Saudi Arabia will relax its bug-damage specifications for wheat imports from its next tender onwards, it told Reuters, opening the door to Black Sea imports and strengthening ties with Russia beyond energy cooperation.

Russia has long sought access to Saudi Arabia’s wheat market as Moscow tries to take further market share in Middle Eastern and North African wheat markets from the European Union and United States. Saudi Arabia had been one of the last Middle East markets not dominated by Black Sea wheat.
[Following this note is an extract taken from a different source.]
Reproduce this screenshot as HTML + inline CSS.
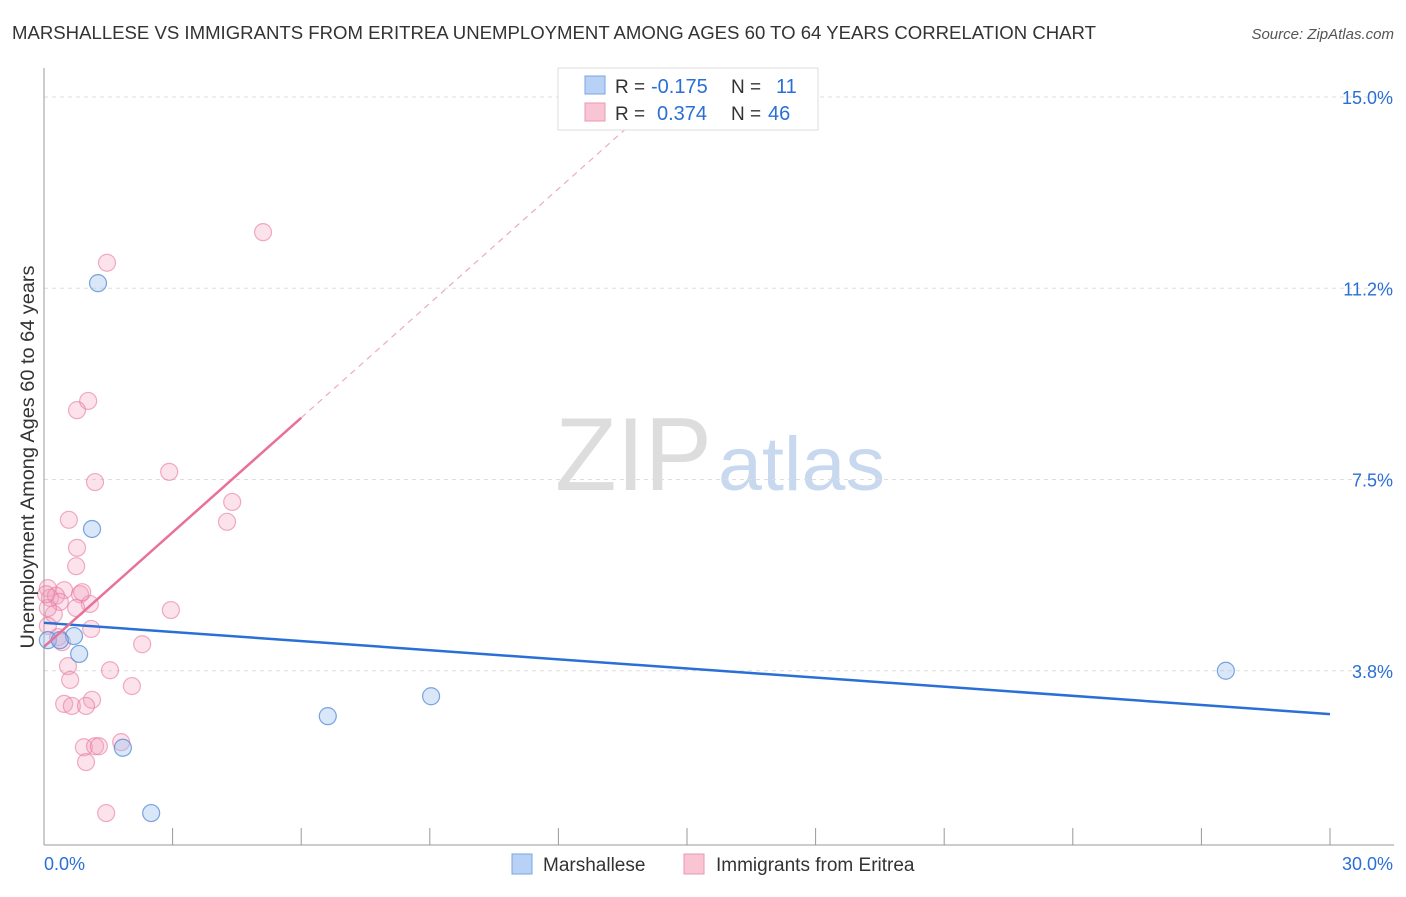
<!DOCTYPE html>
<html><head><meta charset="utf-8">
<style>
body{margin:0;background:#fff;font-family:"Liberation Sans",sans-serif;}
svg text{font-family:"Liberation Sans",sans-serif;}
</style></head>
<body>
<svg width="1406" height="892">
<text x="12" y="39" font-size="18" fill="#333" textLength="1084" lengthAdjust="spacingAndGlyphs">MARSHALLESE VS IMMIGRANTS FROM ERITREA UNEMPLOYMENT AMONG AGES 60 TO 64 YEARS CORRELATION CHART</text>
<text x="1394" y="39" font-size="15" fill="#555" font-style="italic" text-anchor="end">Source: ZipAtlas.com</text>
<text x="555" y="490" font-size="104" fill="#ddd" textLength="157" lengthAdjust="spacingAndGlyphs" font-family="Liberation Serif">ZIP</text>
<text x="718" y="490" font-size="76" fill="#c8d8ee" textLength="167" lengthAdjust="spacingAndGlyphs">atlas</text>
<g id="grid"></g>
<g id="axes"></g>
<g id="marks"></g>
<text transform="translate(34,457) rotate(-90)" font-size="19" fill="#333" text-anchor="middle" textLength="383" lengthAdjust="spacingAndGlyphs">Unemployment Among Ages 60 to 64 years</text>
<g>
<rect x="558" y="68" width="260" height="62" fill="#fff" stroke="#ddd"/>
<rect x="585" y="76" width="20" height="18" fill="#b8d2f5" stroke="#7aa6e0"/>
<rect x="585" y="103" width="20" height="18" fill="#f9c4d4" stroke="#eb97b3"/>
<text x="615" y="93" font-size="19" fill="#333">R =</text>
<text x="651" y="93" font-size="20" fill="#2a6fd6">-0.175</text>
<text x="731" y="93" font-size="19" fill="#333">N =</text>
<text x="776" y="93" font-size="20" fill="#2a6fd6">11</text>
<text x="615" y="120" font-size="19" fill="#333">R =</text>
<text x="657" y="120" font-size="20" fill="#2a6fd6">0.374</text>
<text x="731" y="120" font-size="19" fill="#333">N =</text>
<text x="768" y="120" font-size="20" fill="#2a6fd6">46</text>
</g>
<g>
<rect x="512" y="854" width="20" height="20" fill="#b8d2f5" stroke="#7aa6e0"/>
<text x="543" y="871" font-size="19" fill="#333">Marshallese</text>
<rect x="684" y="854" width="20" height="20" fill="#f9c4d4" stroke="#eb97b3"/>
<text x="716" y="871" font-size="19" fill="#333">Immigrants from Eritrea</text>
</g>
</svg>
<script>
const yTicks=[3.75,7.5,11.25,15];
const yTickLabels=["3.8%","7.5%","11.2%","15.0%"];
const xTickVals=[0,3,6,9,12,15,18,21,24,27,30];
const blueX=[1.26,1.12,0.70,0.82,0.09,0.37,1.84,2.50,6.62,9.03,27.57];
const blueY=[11.35,6.53,4.43,4.08,4.35,4.35,2.24,0.96,2.86,3.25,3.75];
const pinkX=[5.11,1.47,1.03,0.77,2.92,1.19,4.39,4.27,0.58,0.77,0.75,0.09,0.47,0.84,0.14,0.28,0.37,1.07,0.75,0.89,2.96,0.23,0.09,1.10,0.33,0.42,2.29,0.56,1.54,0.61,2.05,1.12,0.47,0.65,0.98,1.80,0.93,1.19,1.28,0.98,1.45,0.09,0.05];
const pinkY=[12.35,11.75,9.04,8.86,7.65,7.45,7.06,6.67,6.71,6.16,5.80,5.37,5.33,5.25,5.18,5.22,5.10,5.06,4.98,5.29,4.94,4.86,4.63,4.57,4.41,4.31,4.27,3.84,3.76,3.57,3.45,3.18,3.10,3.06,3.06,2.35,2.25,2.27,2.27,1.96,0.96,4.98,5.25];
const blueLine=[4.69,2.90];
const pinkLine=[4.22,8.71];
const X=v=>44+v*(1330-44)/30;
const Y=v=>862-v*(862-97)/15;
const NS="http://www.w3.org/2000/svg";
function mk(t,a,p){const e=document.createElementNS(NS,t);for(const k in a)e.setAttribute(k,a[k]);p.appendChild(e);return e;}
const grid=document.getElementById('grid'),axes=document.getElementById('axes'),marks=document.getElementById('marks');
yTicks.forEach((v,i)=>{
 const l=mk('line',{x1:44,x2:1394,y1:Y(v),y2:Y(v),stroke:'#ddd','stroke-dasharray':'4,4'},grid);
 
 
 const t=mk('text',{x:1393,y:Y(v)+7,'font-size':18,fill:'#2a6fd6','text-anchor':'end'},axes);
 t.textContent=yTickLabels[i];
 
 
});
const ax=mk('line',{x1:44,x2:44,y1:68,y2:845,stroke:'#999'},axes);


const bx=mk('line',{x1:44,x2:1394,y1:845,y2:845,stroke:'#999'},axes);


xTickVals.forEach(v=>{
 const t=mk('line',{x1:X(v),x2:X(v),y1:828,y2:845,stroke:'#999'},axes);
 
 
});
const xl0=mk('text',{x:44,y:870,'font-size':18,fill:'#2a6fd6'},axes);xl0.textContent='0.0%';


const xl1=mk('text',{x:1393,y:870,'font-size':18,fill:'#2a6fd6','text-anchor':'end'},axes);xl1.textContent='30.0%';


pinkX.forEach((x,i)=>{
 const c=mk('circle',{cx:X(x),cy:Y(pinkY[i]),r:8.5,fill:'rgba(243,160,188,0.3)',stroke:'rgba(232,120,160,0.6)','stroke-width':1.2},marks);
 
 
});
blueX.forEach((x,i)=>{
 const c=mk('circle',{cx:X(x),cy:Y(blueY[i]),r:8.5,fill:'rgba(160,196,240,0.4)',stroke:'rgba(70,130,210,0.7)','stroke-width':1.2},marks);
 
 
});
const bl=mk('line',{x1:X(0),y1:Y(blueLine[0]),x2:X(30),y2:Y(blueLine[1]),stroke:'#2a6fd6','stroke-width':2.5},marks);


const slope=(pinkLine[1]-pinkLine[0])/6;
const pl=mk('line',{x1:X(0),y1:Y(pinkLine[0]),x2:X(6),y2:Y(pinkLine[1]),stroke:'#e8709a','stroke-width':2.5},marks);


const xe=(15.5-pinkLine[0])/slope;
const pd=mk('line',{x1:X(6),y1:Y(pinkLine[1]),x2:X(xe),y2:Y(15.5),stroke:'#eeaac0','stroke-width':1.2,'stroke-dasharray':'6,5'},marks);


</script>
</body></html>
Wheat from the Black Sea did not previously meet Saudi specifications for zero-pest damage, but the governor of state grain buyer SAGO, Ahmad al-Fares, told Reuters that the specifications will be relaxed to 0.5% from the next tender. It could be bad news for European Union nations such as Germany, which currently dominate sales to the kingdom. Saudi Arabia was the second-largest buyer of EU wheat last season.
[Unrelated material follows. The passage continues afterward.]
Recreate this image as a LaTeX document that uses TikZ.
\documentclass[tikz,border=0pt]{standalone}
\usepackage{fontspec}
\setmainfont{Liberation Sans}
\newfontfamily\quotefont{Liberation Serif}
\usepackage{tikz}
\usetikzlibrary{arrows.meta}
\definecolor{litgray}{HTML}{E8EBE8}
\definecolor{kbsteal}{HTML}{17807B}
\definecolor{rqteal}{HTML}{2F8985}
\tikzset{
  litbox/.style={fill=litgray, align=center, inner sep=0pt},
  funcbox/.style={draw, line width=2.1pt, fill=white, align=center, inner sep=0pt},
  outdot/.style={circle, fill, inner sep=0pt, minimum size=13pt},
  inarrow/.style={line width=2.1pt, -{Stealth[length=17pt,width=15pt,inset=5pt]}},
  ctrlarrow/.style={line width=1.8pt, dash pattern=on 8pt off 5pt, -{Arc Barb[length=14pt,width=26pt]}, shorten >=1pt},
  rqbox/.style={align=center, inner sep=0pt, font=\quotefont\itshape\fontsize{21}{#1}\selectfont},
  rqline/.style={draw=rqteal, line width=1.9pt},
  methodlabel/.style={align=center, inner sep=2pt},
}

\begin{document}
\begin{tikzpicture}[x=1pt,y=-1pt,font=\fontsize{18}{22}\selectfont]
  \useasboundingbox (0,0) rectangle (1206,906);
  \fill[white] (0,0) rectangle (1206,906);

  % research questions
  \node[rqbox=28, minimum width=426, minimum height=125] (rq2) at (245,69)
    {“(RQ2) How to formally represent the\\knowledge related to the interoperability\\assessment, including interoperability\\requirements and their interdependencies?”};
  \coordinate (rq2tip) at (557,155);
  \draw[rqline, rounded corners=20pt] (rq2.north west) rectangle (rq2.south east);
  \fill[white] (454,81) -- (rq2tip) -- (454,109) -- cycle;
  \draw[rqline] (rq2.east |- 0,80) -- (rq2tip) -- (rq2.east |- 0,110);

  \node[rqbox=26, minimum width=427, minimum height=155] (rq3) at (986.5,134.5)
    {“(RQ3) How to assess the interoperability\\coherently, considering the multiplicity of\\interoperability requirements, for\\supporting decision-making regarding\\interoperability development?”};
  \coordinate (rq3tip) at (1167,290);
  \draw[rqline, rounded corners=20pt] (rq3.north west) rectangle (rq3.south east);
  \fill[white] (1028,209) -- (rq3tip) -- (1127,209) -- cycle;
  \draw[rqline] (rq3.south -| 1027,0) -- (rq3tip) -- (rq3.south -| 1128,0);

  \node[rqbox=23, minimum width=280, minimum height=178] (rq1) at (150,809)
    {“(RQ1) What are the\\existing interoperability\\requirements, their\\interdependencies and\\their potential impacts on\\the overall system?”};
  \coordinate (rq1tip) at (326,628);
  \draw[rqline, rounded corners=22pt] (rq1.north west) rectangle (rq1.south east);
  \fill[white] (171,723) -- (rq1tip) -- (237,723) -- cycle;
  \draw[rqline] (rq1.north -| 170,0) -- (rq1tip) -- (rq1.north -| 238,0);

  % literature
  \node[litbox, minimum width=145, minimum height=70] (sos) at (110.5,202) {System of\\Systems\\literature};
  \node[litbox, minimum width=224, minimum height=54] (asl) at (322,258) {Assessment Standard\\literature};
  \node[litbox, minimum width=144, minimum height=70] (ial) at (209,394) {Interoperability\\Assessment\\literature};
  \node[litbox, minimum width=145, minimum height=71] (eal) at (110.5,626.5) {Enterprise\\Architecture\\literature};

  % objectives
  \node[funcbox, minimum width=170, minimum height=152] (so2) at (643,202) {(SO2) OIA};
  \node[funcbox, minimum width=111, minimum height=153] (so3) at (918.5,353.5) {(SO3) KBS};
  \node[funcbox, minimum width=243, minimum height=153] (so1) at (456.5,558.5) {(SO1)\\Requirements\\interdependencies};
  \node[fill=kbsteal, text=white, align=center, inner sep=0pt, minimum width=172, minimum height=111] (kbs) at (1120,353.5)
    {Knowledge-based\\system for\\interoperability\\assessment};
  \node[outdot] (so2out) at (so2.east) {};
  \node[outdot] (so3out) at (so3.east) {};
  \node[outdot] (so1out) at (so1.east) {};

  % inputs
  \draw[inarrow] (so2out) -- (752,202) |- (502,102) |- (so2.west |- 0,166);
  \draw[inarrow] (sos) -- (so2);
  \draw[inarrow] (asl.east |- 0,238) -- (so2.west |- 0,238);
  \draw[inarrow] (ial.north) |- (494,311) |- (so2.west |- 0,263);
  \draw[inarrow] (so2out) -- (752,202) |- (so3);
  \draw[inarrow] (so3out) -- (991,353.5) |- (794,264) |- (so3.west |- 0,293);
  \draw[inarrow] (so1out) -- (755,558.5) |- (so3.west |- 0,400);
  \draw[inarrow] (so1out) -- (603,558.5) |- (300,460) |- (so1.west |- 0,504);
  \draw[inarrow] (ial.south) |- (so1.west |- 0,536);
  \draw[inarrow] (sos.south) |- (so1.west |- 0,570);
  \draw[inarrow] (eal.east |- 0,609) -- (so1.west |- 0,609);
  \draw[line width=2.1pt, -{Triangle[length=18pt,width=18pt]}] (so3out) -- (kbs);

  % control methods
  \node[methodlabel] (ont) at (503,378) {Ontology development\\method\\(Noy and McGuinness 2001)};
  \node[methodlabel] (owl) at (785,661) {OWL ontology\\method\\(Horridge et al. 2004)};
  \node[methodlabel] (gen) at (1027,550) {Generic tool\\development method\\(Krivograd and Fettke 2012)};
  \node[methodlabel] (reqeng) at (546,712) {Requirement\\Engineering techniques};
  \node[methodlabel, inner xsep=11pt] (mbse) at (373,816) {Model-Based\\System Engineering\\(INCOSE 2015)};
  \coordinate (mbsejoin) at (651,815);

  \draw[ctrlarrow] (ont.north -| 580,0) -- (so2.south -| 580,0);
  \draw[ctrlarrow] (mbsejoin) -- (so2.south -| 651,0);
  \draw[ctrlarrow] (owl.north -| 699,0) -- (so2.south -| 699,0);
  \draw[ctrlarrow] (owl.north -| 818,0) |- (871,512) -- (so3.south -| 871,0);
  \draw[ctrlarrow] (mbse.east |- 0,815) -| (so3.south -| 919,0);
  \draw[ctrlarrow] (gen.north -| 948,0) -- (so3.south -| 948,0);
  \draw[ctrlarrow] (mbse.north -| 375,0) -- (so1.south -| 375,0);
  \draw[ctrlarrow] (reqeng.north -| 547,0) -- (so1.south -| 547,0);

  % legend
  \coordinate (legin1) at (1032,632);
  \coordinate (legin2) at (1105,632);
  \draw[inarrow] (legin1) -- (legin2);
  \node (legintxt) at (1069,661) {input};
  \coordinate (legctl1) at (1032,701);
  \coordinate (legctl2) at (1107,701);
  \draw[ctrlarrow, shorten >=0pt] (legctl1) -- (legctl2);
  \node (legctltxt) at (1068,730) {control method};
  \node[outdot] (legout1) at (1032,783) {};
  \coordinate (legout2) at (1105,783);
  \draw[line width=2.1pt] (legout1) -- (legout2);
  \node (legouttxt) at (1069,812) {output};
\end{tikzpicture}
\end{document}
The change has wider implications as Riyadh, which regards the United States as its most important ally, moves closer to Moscow, with Russian President Vladimir Putin due to visit Saudi Arabia in October. Cooperation has been boosted by recent OPEC and non-OPEC oil output deals, which have become an additional stimulus for wheat talks, a Russian official, who asked not to be identified, told Reuters. Russia, which has lobbied heavily for the wheat specifications to be relaxed, is interpreting the change as a green light to go ahead and start supplies, he added.
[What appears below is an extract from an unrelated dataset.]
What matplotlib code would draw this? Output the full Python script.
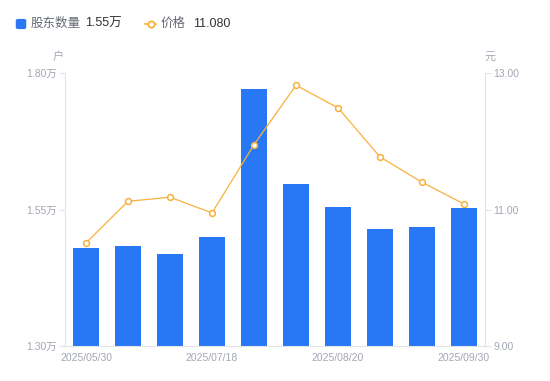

“It’s a breakthrough,” said Dmitry Rylko, director general at the Institute for Agricultural Market Studies, or IKAR, in Moscow. “We may achieve serious success.” Russia could ship 500,000 tons of wheat a year to Saudi Arabia, according to Rylko. It may be able to take market share away from nations such Germany, Poland and Baltic states because of the close proximity of Black Sea ports to the kingdom, Rylko said.
Bigger supplies and competitive prices have helped Russia expand exports across the Middle East and North Africa in recent years, and the country is a key supplier to No. 1 importer Egypt. It aims to gain access to Algeria, a crucial market for France, where Russian grain also doesn’t typically meet quality standards. Algeria effectively precludes wheat of Black Sea origins due to a low bug-damage requirement, while Iraq mainly sources its wheat from Australia, the United States and Canada.
Analysts said the move was a further sign of warming ties between Saudi Arabia and Russia since King Salman visited Moscow in 2017, the first Saudi monarch to do so, although the two countries stand on opposite sides on Syria and Iran.